** REQUEST **
Work through the material below and count the lines holding the word "React"; give that count and nothing more.

....

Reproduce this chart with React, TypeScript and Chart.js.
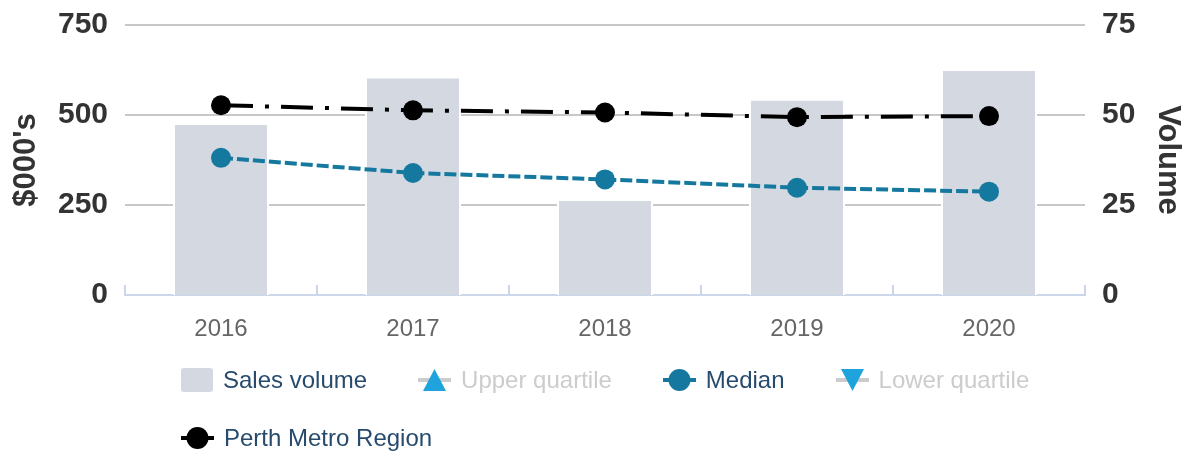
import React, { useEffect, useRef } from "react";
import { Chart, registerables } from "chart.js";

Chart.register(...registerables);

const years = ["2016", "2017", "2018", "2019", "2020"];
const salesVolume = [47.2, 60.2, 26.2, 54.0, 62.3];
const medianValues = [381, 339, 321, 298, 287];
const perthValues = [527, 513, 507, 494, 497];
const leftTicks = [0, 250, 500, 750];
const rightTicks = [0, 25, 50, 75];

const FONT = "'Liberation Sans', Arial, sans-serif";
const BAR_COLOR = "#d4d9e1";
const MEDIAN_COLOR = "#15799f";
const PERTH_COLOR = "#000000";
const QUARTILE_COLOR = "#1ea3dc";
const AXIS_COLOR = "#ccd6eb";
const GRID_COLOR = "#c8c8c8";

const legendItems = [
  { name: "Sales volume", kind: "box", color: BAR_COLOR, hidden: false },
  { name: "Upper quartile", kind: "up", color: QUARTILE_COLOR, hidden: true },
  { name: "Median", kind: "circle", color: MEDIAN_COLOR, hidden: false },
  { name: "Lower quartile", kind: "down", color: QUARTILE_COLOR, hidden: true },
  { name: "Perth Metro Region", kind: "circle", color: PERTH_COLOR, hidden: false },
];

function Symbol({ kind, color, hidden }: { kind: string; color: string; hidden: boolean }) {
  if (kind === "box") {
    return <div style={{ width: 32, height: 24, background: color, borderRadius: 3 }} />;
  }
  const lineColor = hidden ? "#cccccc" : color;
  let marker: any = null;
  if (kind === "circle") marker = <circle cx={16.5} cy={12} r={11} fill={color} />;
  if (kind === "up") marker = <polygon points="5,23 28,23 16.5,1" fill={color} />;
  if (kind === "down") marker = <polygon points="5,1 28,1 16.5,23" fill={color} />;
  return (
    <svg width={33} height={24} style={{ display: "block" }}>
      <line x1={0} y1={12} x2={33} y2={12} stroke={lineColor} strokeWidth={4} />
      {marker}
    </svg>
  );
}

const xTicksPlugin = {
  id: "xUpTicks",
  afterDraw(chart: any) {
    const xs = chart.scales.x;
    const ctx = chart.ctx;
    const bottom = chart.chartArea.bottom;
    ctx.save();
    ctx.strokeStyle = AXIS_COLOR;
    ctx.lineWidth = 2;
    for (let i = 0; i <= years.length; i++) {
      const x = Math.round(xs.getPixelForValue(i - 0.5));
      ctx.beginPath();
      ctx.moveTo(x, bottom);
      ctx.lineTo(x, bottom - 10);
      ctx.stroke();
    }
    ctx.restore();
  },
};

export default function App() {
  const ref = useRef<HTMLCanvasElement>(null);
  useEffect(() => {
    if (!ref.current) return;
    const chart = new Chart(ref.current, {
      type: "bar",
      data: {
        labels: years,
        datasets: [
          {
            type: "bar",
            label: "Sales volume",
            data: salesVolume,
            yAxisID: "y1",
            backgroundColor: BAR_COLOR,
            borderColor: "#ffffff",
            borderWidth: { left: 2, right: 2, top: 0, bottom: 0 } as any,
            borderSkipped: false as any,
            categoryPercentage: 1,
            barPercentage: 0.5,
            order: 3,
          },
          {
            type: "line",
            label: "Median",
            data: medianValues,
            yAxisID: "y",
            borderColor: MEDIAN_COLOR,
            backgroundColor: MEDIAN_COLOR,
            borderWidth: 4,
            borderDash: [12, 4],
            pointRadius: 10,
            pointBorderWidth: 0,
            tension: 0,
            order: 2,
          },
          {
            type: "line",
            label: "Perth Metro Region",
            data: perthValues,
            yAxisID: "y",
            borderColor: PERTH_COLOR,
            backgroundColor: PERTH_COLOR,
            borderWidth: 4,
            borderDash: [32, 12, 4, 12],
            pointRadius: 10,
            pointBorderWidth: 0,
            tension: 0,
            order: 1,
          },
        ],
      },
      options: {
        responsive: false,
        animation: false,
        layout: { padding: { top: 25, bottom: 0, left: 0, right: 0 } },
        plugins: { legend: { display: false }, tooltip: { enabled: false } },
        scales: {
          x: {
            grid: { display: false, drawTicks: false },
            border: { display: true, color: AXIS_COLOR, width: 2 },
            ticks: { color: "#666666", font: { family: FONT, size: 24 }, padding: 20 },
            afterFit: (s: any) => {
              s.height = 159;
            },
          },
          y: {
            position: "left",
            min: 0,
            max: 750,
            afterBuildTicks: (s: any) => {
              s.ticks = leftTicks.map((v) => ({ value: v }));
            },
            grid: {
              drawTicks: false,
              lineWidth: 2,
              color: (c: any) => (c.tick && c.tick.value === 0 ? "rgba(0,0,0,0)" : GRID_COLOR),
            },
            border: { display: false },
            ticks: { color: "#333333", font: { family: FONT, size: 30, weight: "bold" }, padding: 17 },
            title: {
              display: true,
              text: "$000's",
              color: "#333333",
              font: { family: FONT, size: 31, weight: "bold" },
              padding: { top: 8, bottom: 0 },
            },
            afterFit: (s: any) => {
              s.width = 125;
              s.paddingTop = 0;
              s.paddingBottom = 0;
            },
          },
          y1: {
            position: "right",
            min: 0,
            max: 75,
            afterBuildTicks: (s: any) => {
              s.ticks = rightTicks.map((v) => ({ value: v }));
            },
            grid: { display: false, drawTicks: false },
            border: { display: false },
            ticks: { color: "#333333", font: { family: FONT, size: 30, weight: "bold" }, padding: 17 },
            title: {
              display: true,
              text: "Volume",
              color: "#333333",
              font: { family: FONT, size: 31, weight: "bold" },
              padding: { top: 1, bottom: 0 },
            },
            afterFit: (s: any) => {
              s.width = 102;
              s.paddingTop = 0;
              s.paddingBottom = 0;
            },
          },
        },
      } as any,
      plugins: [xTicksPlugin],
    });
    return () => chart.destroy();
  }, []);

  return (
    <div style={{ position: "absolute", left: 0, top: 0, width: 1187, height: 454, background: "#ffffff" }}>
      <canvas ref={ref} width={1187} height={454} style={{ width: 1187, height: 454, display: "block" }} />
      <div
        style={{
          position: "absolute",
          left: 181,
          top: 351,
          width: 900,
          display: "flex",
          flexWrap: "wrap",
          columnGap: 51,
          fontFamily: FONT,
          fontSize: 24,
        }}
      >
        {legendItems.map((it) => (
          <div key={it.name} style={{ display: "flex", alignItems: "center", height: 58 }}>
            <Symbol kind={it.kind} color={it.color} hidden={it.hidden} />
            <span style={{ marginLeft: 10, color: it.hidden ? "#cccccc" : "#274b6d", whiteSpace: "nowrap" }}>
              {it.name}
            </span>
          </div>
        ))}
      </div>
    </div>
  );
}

....

** RESULT OF THE EXERCISE **
2